Bush Promises Military Pay Raises

ByABC News
February 12, 2001, 11:23 AM

Feb. 12 -- President Bush is going on tour to reassure the nation's armed forces he will make good on his campaign pledge to boost spending, buck-up morale and strengthen a military he said was in decline.

After signaling a surprise decision to put any major defense budget increases on hold, the new commander in chief today promised his troops a $1.4 billion pay raise.

"While you're serving us well, America is not serving you well enough," Bush told soldiers at Fort Stewart, Ga. the first of three military bases he will visit this week. "America needs a military where our best and brightest are proud to serve, and proud to stay."

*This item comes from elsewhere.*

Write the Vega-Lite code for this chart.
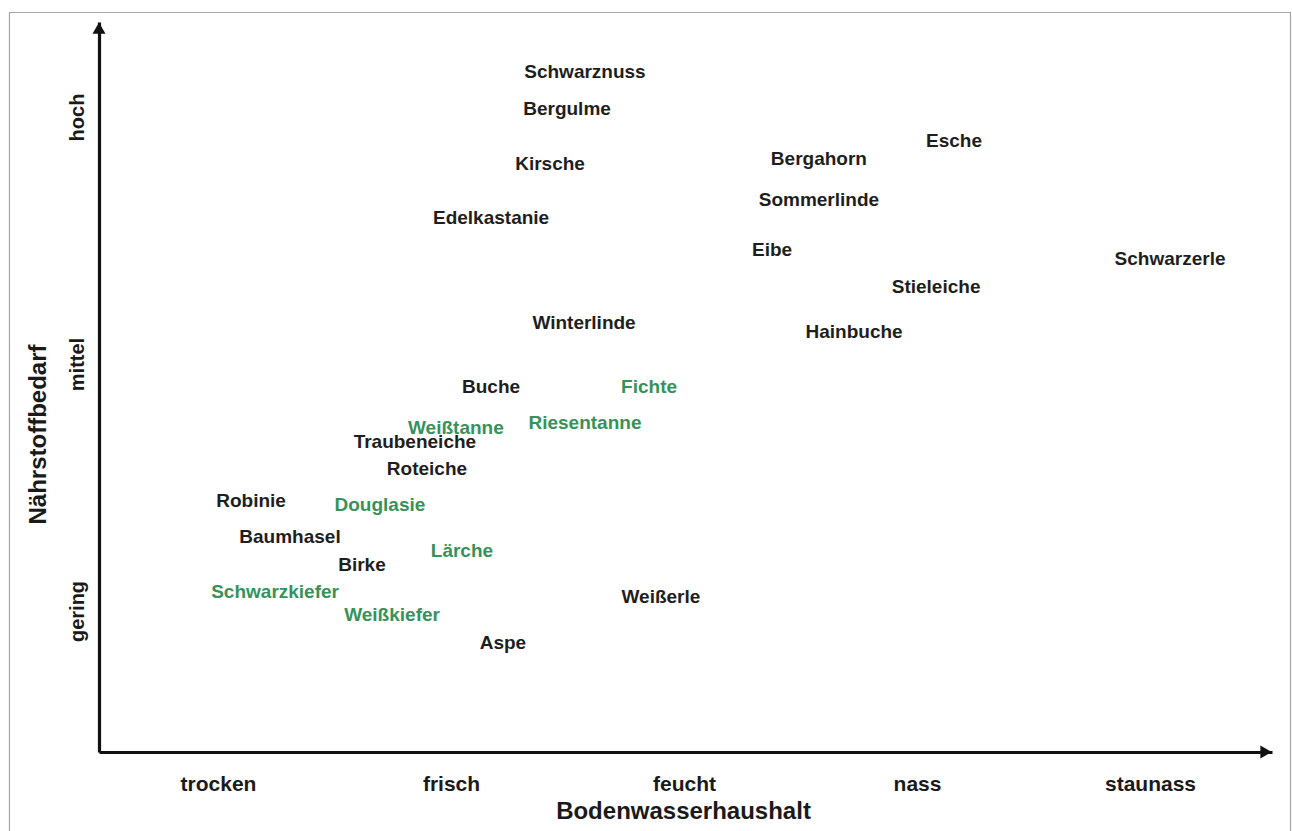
{
  "$schema": "https://vega.github.io/schema/vega-lite/v6.json",
  "width": 1173,
  "height": 730,
  "autosize": {"type": "none"},
  "padding": {"left": 99, "top": 22, "right": 20, "bottom": 79},
  "background": "white",
  "config": {
    "view": {"stroke": null},
    "font": "Liberation Sans",
    "axis": {"labelFontWeight": "bold", "titleFontWeight": "bold"}
  },
  "datasets": {
    "arten": [
      {"art": "Schwarznuss", "wasser": 2.575, "naehrstoff": 3.182, "farbe": "schwarz"},
      {"art": "Bergulme", "wasser": 2.498, "naehrstoff": 3.032, "farbe": "schwarz"},
      {"art": "Kirsche", "wasser": 2.425, "naehrstoff": 2.810, "farbe": "schwarz"},
      {"art": "Edelkastanie", "wasser": 2.172, "naehrstoff": 2.591, "farbe": "schwarz"},
      {"art": "Bergahorn", "wasser": 3.579, "naehrstoff": 2.830, "farbe": "schwarz"},
      {"art": "Esche", "wasser": 4.159, "naehrstoff": 2.903, "farbe": "schwarz"},
      {"art": "Sommerlinde", "wasser": 3.579, "naehrstoff": 2.664, "farbe": "schwarz"},
      {"art": "Eibe", "wasser": 3.378, "naehrstoff": 2.462, "farbe": "schwarz"},
      {"art": "Schwarzerle", "wasser": 5.086, "naehrstoff": 2.425, "farbe": "schwarz"},
      {"art": "Stieleiche", "wasser": 4.082, "naehrstoff": 2.312, "farbe": "schwarz"},
      {"art": "Hainbuche", "wasser": 3.730, "naehrstoff": 2.130, "farbe": "schwarz"},
      {"art": "Winterlinde", "wasser": 2.571, "naehrstoff": 2.166, "farbe": "schwarz"},
      {"art": "Buche", "wasser": 2.172, "naehrstoff": 1.907, "farbe": "schwarz"},
      {"art": "Fichte", "wasser": 2.850, "naehrstoff": 1.907, "farbe": "grün"},
      {"art": "Riesentanne", "wasser": 2.575, "naehrstoff": 1.761, "farbe": "grün"},
      {"art": "Weißtanne", "wasser": 2.021, "naehrstoff": 1.741, "farbe": "grün"},
      {"art": "Traubeneiche", "wasser": 1.845, "naehrstoff": 1.684, "farbe": "schwarz"},
      {"art": "Roteiche", "wasser": 1.897, "naehrstoff": 1.575, "farbe": "schwarz"},
      {"art": "Robinie", "wasser": 1.142, "naehrstoff": 1.445, "farbe": "schwarz"},
      {"art": "Douglasie", "wasser": 1.695, "naehrstoff": 1.429, "farbe": "grün"},
      {"art": "Baumhasel", "wasser": 1.309, "naehrstoff": 1.300, "farbe": "schwarz"},
      {"art": "Lärche", "wasser": 2.047, "naehrstoff": 1.243, "farbe": "grün"},
      {"art": "Birke", "wasser": 1.618, "naehrstoff": 1.186, "farbe": "schwarz"},
      {"art": "Schwarzkiefer", "wasser": 1.245, "naehrstoff": 1.077, "farbe": "grün"},
      {"art": "Weißkiefer", "wasser": 1.747, "naehrstoff": 0.984, "farbe": "grün"},
      {"art": "Weißerle", "wasser": 2.901, "naehrstoff": 1.057, "farbe": "schwarz"},
      {"art": "Aspe", "wasser": 2.223, "naehrstoff": 0.870, "farbe": "schwarz"}
    ],
    "pfeile": [
      {"wasser": 0.4893, "naehrstoff": 3.360, "form": "triangle-up"},
      {"wasser": 5.498, "naehrstoff": 0.4291, "form": "triangle-right"}
    ],
    "rahmen": [
      {"links": 0.105, "rechts": 5.603, "oben": 3.423, "unten": 0.053}
    ]
  },
  "layer": [
    {
      "data": {"name": "arten"},
      "mark": {"type": "text", "fontSize": 19, "fontWeight": "bold", "font": "Liberation Sans", "align": "center", "baseline": "middle"},
      "encoding": {
        "x": {
          "field": "wasser", "type": "quantitative",
          "title": "Bodenwasserhaushalt",
          "scale": {"domain": [0.4893, 5.5236], "nice": false, "zero": false},
          "axis": {
            "title": "Bodenwasserhaushalt",
            "values": [1, 2, 3, 4, 5],
            "labelExpr": "['', 'trocken', 'frisch', 'feucht', 'nass', 'staunass'][datum.value]",
            "grid": false, "ticks": false,
            "domainColor": "#111111", "domainWidth": 3.2, "domainCap": "butt",
            "labelFont": "Liberation Sans", "labelFontSize": 21, "labelFontWeight": 700, "labelColor": "#1a1a1a",
            "labelBaseline": "alphabetic", "labelPadding": 38, "labelFlush": false, "labelOverlap": false,
            "titleFont": "Liberation Sans", "titleFontSize": 24, "titleFontWeight": 700, "titleColor": "#1a1a1a",
            "titleBaseline": "alphabetic", "titleY": 66, "titleX": 584, "titleAnchor": "middle", "titleAlign": "center"
          }
        },
        "y": {
          "field": "naehrstoff", "type": "quantitative",
          "title": "Nährstoffbedarf",
          "scale": {"domain": [0.4291, 3.3846], "nice": false, "zero": false},
          "axis": {
            "title": "Nährstoffbedarf",
            "values": [1, 2, 3],
            "labelExpr": "['', 'gering', 'mittel', 'hoch'][datum.value]",
            "grid": false, "ticks": false,
            "domainColor": "#111111", "domainWidth": 3.2, "domainCap": "butt",
            "labelFont": "Liberation Sans", "labelFontSize": 20, "labelFontWeight": 700, "labelColor": "#1a1a1a",
            "labelAngle": 270, "labelAlign": "center", "labelBaseline": "alphabetic", "labelPadding": 16,
            "labelFlush": false, "labelOverlap": false,
            "titleFont": "Liberation Sans", "titleFontSize": 24, "titleFontWeight": 700, "titleColor": "#1a1a1a",
            "titleAngle": 270, "titleBaseline": "alphabetic", "titleAlign": "center", "titleX": -54, "titleY": 412
          }
        },
        "text": {"field": "art", "type": "nominal"},
        "color": {
          "field": "farbe", "type": "nominal",
          "scale": {"domain": ["schwarz", "grün"], "range": ["#1e1e1e", "#37925a"]},
          "legend": null
        }
      }
    },
    {
      "data": {"name": "rahmen"},
      "mark": {"type": "rect", "fill": null, "stroke": "#a6a6a6", "strokeWidth": 1.2, "clip": false},
      "encoding": {
        "x": {"field": "links", "type": "quantitative", "title": "Bodenwasserhaushalt", "scale": {"domain": [0.4893, 5.5236], "nice": false, "zero": false}},
        "x2": {"field": "rechts"},
        "y": {"field": "oben", "type": "quantitative", "title": "Nährstoffbedarf", "scale": {"domain": [0.4291, 3.3846], "nice": false, "zero": false}},
        "y2": {"field": "unten"}
      }
    },
    {
      "data": {"name": "pfeile"},
      "mark": {"type": "point", "filled": true, "size": 170, "opacity": 1, "clip": false},
      "encoding": {
        "x": {"field": "wasser", "type": "quantitative", "title": "Bodenwasserhaushalt", "scale": {"domain": [0.4893, 5.5236], "nice": false, "zero": false}},
        "y": {"field": "naehrstoff", "type": "quantitative", "title": "Nährstoffbedarf", "scale": {"domain": [0.4291, 3.3846], "nice": false, "zero": false}},
        "shape": {"field": "form", "type": "nominal", "scale": null},
        "color": {"value": "#111111"}
      }
    }
  ]
}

Bush announced a total of $5.7 billion in new proposed military spending, including an additional $3.9 billion to improve military health benefits $400 million to improve housing.

Low pay and poor housing, the president said, are "not the way a great nation should reward courage and idealism. It's ungrateful, it's unwise and, it is unacceptable."

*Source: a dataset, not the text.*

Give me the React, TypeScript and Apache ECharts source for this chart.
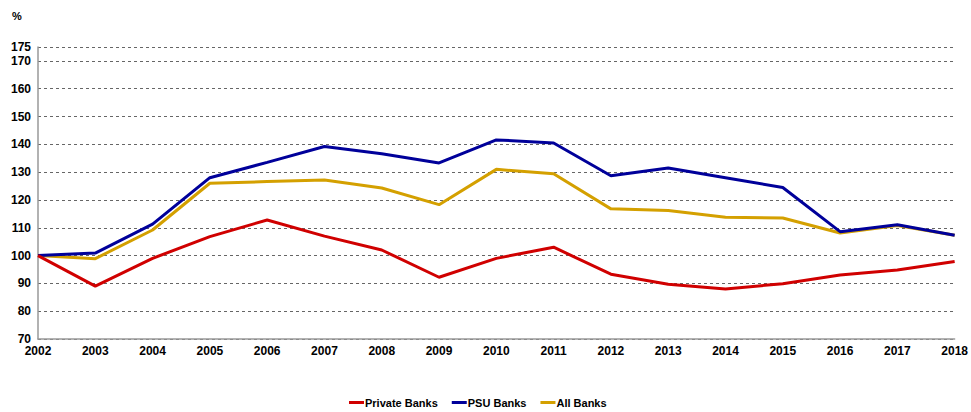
import React, { useEffect, useRef } from "react";
import * as echarts from "echarts";

const years = ["2002","2003","2004","2005","2006","2007","2008","2009","2010","2011","2012","2013","2014","2015","2016","2017","2018"];
const privateBanks = [100, 89, 99, 106.8, 112.8, 107, 102, 92.2, 99, 103, 93.3, 89.7, 88, 89.9, 93, 94.8, 97.9];
const psuBanks = [100, 100.9, 111.3, 128, 133.5, 139.2, 136.6, 133.3, 141.6, 140.5, 128.7, 131.5, 128, 124.5, 108.6, 111.1, 107.3];
const allBanks = [100, 98.9, 109.2, 126, 126.6, 127.2, 124.3, 118.3, 131, 129.4, 116.8, 116.2, 113.8, 113.5, 108.1, 110.8, 107.3];

const seriesNames = ["Private Banks", "PSU Banks", "All Banks"];
const seriesColors = ["#d00000", "#00009a", "#d4a000"];

export default function App() {
  const ref = useRef<HTMLDivElement>(null);
  useEffect(() => {
    if (!ref.current) return;
    const chart = echarts.init(ref.current, null, { renderer: "svg" });
    const font = "'Liberation Sans', Arial, sans-serif";
    const data = [privateBanks, psuBanks, allBanks];
    chart.setOption({
      animation: false,
      backgroundColor: "#ffffff",
      textStyle: { fontFamily: font },
      grid: { left: 38, right: 13, top: 47, bottom: 73, containLabel: false },
      graphic: [
        {
          type: "text",
          left: 12,
          top: 10,
          style: { text: "%", font: `bold 11px ${font}`, fill: "#000" },
        },
      ],
      legend: {
        bottom: -1,
        left: 344,
        itemWidth: 15,
        itemHeight: 3,
        itemGap: 14,
        icon: "rect",
        textStyle: { fontFamily: font, fontWeight: "bold", fontSize: 11, color: "#000", padding: [0, 0, 0, -4] },
        data: seriesNames,
      },
      xAxis: {
        type: "category",
        data: years,
        boundaryGap: false,
        axisLine: { show: true, lineStyle: { color: "#999", width: 1.5 } },
        axisTick: { show: false },
        axisLabel: { fontFamily: font, fontWeight: "bold", fontSize: 12, color: "#000", margin: 6 },
        splitLine: { show: false },
      },
      yAxis: {
        type: "value",
        min: 70,
        max: 175,
        interval: 10,
        axisLine: { show: true, lineStyle: { color: "#999", width: 1.5 } },
        axisTick: { show: false },
        axisLabel: { fontFamily: font, fontWeight: "bold", fontSize: 12, color: "#000", margin: 7 },
        splitLine: { show: true, lineStyle: { color: "#666", type: [3, 3], width: 1 } },
      },
      series: seriesNames.map((name, i) => ({
        name,
        type: "line",
        data: data[i],
        symbol: "none",
        color: seriesColors[i],
        lineStyle: { color: seriesColors[i], width: 3 },
        z: 3 - i,
      })),
    });
    return () => chart.dispose();
  }, []);
  return (
    <div
      ref={ref}
      style={{ position: "fixed", left: 0, top: 0, width: 971, height: 412 }}
    />
  );
}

"We will do better," he vowed.

Bush Defense Budget Under Fire

But the Bush administration is putting off any major increase in overall defense spending until after the Pentagon completes a wide-sweeeping strategic review. The 2002 budget outline the White House will soon submit to Congress is expected to include only $310 billion in total funding for the military the same amount proposed by former President Clinton.

Bush's budget plan has fallen under fire from defense "hawks" on both sides of the aisle on Capitol Hill, who warn Bush he is dangerously close to breaking his campaign trail promise to service men and women that "Help is on the way."

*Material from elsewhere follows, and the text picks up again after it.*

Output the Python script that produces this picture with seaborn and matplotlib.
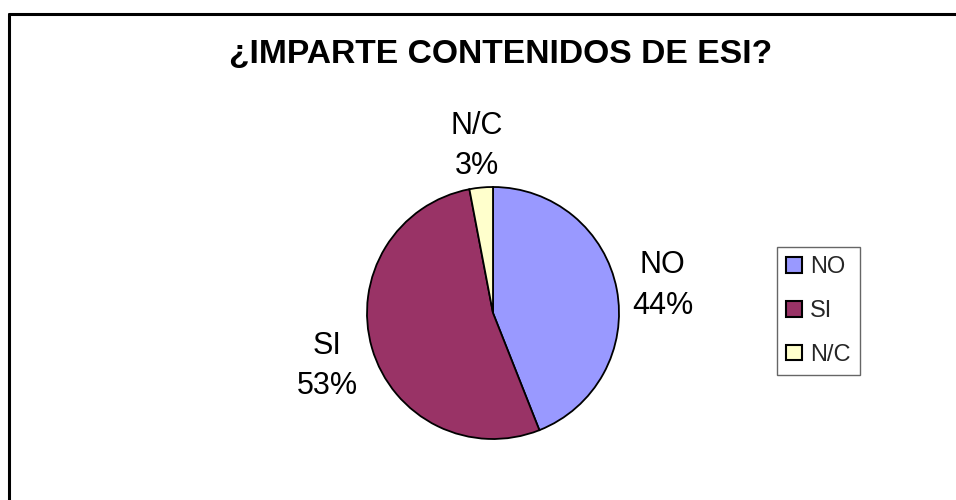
import matplotlib
matplotlib.use('Agg')
import matplotlib.pyplot as plt
import seaborn as sns
from matplotlib.lines import Line2D

# Data
categories = ['NO', 'SI', 'N/C']
percents = [44, 53, 3]
colors = ['#9999FF', '#993366', '#FFFFCC']
title = '¿IMPARTE CONTENIDOS DE ESI?'

sns.set_theme(style='white')
plt.rcParams['font.family'] = ['Liberation Sans', 'DejaVu Sans']

fig = plt.figure(figsize=(9.56, 5.0), dpi=100)

# pie axes: centre (493, 313) px, radius ~126 px
cx, cy, r = 493 / 956, 1 - 313 / 500, 126
ax = fig.add_axes([cx - r / 956, cy - r / 500, 2 * r / 956, 2 * r / 500])

labels = [f'{c}\n{p}%' for c, p in zip(categories, percents)]
wedges, texts = ax.pie(percents, labels=labels, colors=colors, startangle=90,
                       counterclock=False, labeldistance=1.37,
                       wedgeprops=dict(edgecolor='black', linewidth=1.3),
                       textprops=dict(fontsize=22, color='black', linespacing=1.45))
for t in texts:
    t.set_ha('center')
    t.set_va('center')
    x, y = t.get_position()
    t.set_position((x, y - 5 / r))
ax.set_xlim(-1, 1)
ax.set_ylim(-1, 1)
ax.set_aspect('auto')
ax.axis('off')

fig.text(501 / 956, 1 - 54 / 500, title, ha='center', va='center',
         fontsize=24.2, fontweight='bold', color='black')

leg = fig.legend(wedges, categories, loc='upper left',
                 bbox_to_anchor=(777 / 956, 1 - 247 / 500),
                 bbox_transform=fig.transFigure, borderaxespad=0,
                 fontsize=17, frameon=True, fancybox=False,
                 handlelength=0.65, handleheight=0.65, handletextpad=0.35,
                 labelspacing=0.92, borderpad=0.4)
leg.get_frame().set_edgecolor('#404040')
leg.get_frame().set_linewidth(1.0)
for h in leg.legend_handles:
    h.set_edgecolor('black')
    h.set_linewidth(1.5)

# outer chart border (top and left visible in the crop)
fig.add_artist(Line2D([9 / 956, 1], [1 - 14 / 500, 1 - 14 / 500],
                      transform=fig.transFigure, color='black', linewidth=2.2))
fig.add_artist(Line2D([9 / 956, 9 / 956], [0, 1 - 14 / 500],
                      transform=fig.transFigure, color='black', linewidth=2.2))

fig.savefig('out.png', dpi=100, facecolor='white')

Former vice-presidential nominee Sen. Joseph Lieberman, D-Conn., today urged Bush to trim the 10-year $1.6 trillion federal income tax cut proposal he is now pushing on Capitol Hill in order to allow an immediate increase in defense spending.

"Now that he is in the White House, President Bush seems content to tell our fighting forces, not that help is on the way, but that the check is in the mail," Lieberman, a member of the Armed Services Committee, said at a news conference following Bush's remarks. "I ask the president not just to rethink his freeze on defense spending for next year, but to rethink his tax plan."